Se llamaba Stephanie Shirley, era judía y una de esas niñas que consiguió huir de la Alemania nazi en 1939, cuando ella y su hermana embarcaron solas con destino al Reino Unido.
Su extraordinaria mente matemática, aún sin poder pasar por la Universidad, la llevó a crear una de las primeras empresas de software en los años 60. Lo importante no fue la revolución tecnológica que supuso, sino la forma en que la organizó. Horarios flexibles, trabajo remunerado en función de objetivos, sin importar cuándo y dónde. Esta precursora del teletrabajo tenía una plantilla de 300 personas, de las que 297 eran mujeres con hijos y un hogar que atender.
“The Times” las llamaba jocosamente las “niñas del ordenador”, mujeres que transitaron un terreno solo de hombres, pero abonado por otra mujer para ellas, a su medida.

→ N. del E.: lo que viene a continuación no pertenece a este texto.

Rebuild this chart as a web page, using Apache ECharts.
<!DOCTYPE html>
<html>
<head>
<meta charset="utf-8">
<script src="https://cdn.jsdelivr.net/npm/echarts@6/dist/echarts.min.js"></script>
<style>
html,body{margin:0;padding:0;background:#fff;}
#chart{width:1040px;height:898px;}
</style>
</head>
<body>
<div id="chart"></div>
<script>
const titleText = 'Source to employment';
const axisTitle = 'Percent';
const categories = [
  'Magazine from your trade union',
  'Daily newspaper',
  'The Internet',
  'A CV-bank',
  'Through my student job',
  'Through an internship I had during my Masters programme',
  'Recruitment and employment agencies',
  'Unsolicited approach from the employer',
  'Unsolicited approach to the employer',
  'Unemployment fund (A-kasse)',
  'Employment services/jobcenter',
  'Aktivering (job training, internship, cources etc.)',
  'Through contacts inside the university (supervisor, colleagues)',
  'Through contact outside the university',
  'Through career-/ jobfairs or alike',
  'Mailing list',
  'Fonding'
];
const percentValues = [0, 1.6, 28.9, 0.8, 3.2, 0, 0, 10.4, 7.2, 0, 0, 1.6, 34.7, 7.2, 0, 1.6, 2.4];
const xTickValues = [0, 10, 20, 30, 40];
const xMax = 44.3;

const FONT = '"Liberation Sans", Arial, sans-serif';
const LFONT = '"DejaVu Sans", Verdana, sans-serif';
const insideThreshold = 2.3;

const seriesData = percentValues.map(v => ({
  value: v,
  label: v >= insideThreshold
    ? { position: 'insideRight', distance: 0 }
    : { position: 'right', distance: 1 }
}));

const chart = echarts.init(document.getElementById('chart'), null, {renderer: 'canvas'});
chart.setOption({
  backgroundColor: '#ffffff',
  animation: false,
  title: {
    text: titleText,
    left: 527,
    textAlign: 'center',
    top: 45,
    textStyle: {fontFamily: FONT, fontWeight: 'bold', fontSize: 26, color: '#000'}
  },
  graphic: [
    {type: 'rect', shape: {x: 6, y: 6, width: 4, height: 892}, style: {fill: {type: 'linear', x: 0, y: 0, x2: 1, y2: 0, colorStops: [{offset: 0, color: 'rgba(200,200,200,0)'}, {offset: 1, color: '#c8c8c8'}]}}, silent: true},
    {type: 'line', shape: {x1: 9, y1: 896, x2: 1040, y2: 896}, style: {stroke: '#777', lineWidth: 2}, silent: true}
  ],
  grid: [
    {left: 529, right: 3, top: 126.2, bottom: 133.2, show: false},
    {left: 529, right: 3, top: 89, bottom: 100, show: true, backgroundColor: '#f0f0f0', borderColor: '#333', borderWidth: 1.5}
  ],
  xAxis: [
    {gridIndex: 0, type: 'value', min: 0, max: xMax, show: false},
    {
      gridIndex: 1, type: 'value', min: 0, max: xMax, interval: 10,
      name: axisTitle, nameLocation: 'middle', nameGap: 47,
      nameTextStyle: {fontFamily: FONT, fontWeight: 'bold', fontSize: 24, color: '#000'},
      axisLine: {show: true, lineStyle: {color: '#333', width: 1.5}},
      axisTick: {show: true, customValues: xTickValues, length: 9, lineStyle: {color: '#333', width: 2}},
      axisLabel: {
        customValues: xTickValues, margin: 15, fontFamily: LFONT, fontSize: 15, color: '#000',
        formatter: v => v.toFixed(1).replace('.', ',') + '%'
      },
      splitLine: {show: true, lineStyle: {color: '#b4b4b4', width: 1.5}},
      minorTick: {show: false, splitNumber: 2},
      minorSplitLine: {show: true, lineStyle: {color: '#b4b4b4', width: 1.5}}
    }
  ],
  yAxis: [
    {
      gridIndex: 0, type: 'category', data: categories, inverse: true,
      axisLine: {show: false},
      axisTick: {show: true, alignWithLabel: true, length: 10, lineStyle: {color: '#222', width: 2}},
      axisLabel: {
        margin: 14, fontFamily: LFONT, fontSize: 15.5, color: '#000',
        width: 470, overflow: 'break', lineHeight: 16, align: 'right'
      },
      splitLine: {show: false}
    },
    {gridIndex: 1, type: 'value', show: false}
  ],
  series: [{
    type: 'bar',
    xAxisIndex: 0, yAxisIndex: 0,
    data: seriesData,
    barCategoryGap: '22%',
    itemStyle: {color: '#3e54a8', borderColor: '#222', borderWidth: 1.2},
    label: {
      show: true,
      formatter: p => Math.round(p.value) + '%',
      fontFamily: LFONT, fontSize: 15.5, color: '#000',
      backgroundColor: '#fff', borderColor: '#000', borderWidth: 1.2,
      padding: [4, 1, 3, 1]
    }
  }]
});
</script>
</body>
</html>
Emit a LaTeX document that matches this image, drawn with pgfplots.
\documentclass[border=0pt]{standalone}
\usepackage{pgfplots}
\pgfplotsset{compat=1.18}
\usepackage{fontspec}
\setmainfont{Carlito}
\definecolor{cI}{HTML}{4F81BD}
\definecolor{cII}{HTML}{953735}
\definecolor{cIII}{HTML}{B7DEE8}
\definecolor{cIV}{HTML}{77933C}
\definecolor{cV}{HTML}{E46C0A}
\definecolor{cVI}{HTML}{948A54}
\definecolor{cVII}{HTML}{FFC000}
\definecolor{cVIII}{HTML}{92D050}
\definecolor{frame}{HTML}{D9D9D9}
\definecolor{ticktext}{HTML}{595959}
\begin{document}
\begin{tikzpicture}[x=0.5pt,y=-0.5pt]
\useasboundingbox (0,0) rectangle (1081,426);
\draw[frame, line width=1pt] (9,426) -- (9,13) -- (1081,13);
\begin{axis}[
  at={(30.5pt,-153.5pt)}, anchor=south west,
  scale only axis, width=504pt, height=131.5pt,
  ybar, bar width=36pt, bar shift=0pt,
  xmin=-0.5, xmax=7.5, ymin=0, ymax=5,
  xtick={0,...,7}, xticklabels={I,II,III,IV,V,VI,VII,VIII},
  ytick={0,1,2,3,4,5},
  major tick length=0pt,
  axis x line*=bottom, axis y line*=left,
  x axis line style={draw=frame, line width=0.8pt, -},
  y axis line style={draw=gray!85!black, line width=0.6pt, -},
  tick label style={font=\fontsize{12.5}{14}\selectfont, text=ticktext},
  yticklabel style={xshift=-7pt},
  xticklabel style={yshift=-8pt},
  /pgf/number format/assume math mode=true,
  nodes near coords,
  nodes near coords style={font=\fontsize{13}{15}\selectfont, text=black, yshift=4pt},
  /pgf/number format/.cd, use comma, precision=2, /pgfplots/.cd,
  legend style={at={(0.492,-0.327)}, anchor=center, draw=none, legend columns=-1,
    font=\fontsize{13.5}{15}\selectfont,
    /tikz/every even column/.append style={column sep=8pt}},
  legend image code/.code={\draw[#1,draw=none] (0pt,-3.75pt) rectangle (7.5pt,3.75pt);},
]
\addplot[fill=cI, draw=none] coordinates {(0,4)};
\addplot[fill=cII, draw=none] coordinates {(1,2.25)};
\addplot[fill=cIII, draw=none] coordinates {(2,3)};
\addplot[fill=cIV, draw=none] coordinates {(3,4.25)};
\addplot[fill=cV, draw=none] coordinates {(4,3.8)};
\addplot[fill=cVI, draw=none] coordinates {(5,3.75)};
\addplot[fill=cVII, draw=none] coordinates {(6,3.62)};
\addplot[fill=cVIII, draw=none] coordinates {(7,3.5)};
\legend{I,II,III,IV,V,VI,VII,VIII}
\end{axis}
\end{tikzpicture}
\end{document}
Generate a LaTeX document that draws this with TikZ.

Desde aquellos años 60, hemos pasado de la burla, de no ser ni existir jurídicamente, a ser iguales y teóricamente libres. Sí, pero con muchas piedras en el camino y espacios aún intransitables si no es sintiendo cadenas. Aquellas cadenas de las que hablaba Rosa Luxemburgo: “Quien no se mueve, no siente las cadenas”
El problema no es la igualdad estática, de manual, esa sobre la que a muchos se les llena la boca. El problema es, por ejemplo, cuando las mujeres nos movemos a espacios conquistados sin género de duda por el “género” masculino -y valga la redundancia-. Entonces aparecen y se sienten las cadenas.
El otro día me contaba una mujer joven, madre de familia, arquitecta a pie de obra de profesión, lo duro que le resulta mandar y sobrevivir en un territorio lleno hasta la bandera de testosterona. Cuántos sacrificios, cuántos sapos tragados, cuánto de fortaleza hay que tener, amén de demostrar mucho más para que te reconozcan la mitad.
Ahora las niñas desde pequeñas quieren y pueden recorrer esos espacios que fueron “cosa de hombres”. Juegan al fútbol, nos dan satisfacciones en un Mundial, salen a pescar en barcos, practican boxeo, están en las fuerzas de seguridad, construyen rascacielos, dirigen despachos profesionales sin horario de cierre, diseñan videojuegos, o se entrenan para ser astronautas o exploradoras. Pero lo hacen, siempre, encadenadas.
Encadenadas al qué dirán, a los estereotipos, al parto y la lactancia -si quieren ser madres-, a los roles que aún se imponen, a la mala conciencia si a la hora de la cena no estás en casa, o no puedes llevar a los niños al cole. Encadenadas, también, a las tres bes. Ser brillante, buena y estar buena. ¿De qué nos extrañamos si la natalidad desciende? ¿de qué si todas quieren ser funcionarias con larga baja maternal y un jefe para el que la conciliación familiar no sea una afrenta a su cuenta de resultados?
Y si dices en voz alta que el camino que ahora queda por recorrer no es la igualdad de manual, sino la real que nos deje movernos y cruzar territorios sin sentir cadenas, evitando estereotipos como el de las postales que ilustran estas líneas, eres una feminista radical, resentida de la vida. La foto la hice ayer al pasar por ese expositor de postales que sigue ahí desde hace décadas. Como algunos querrían seguir. Sentí bochorno al hacerla. No recuerdo qué sentía cuando de niña lo miraba.
Sí, siento que han sido muchas las cadenas, pero estoy - estamos - aquí.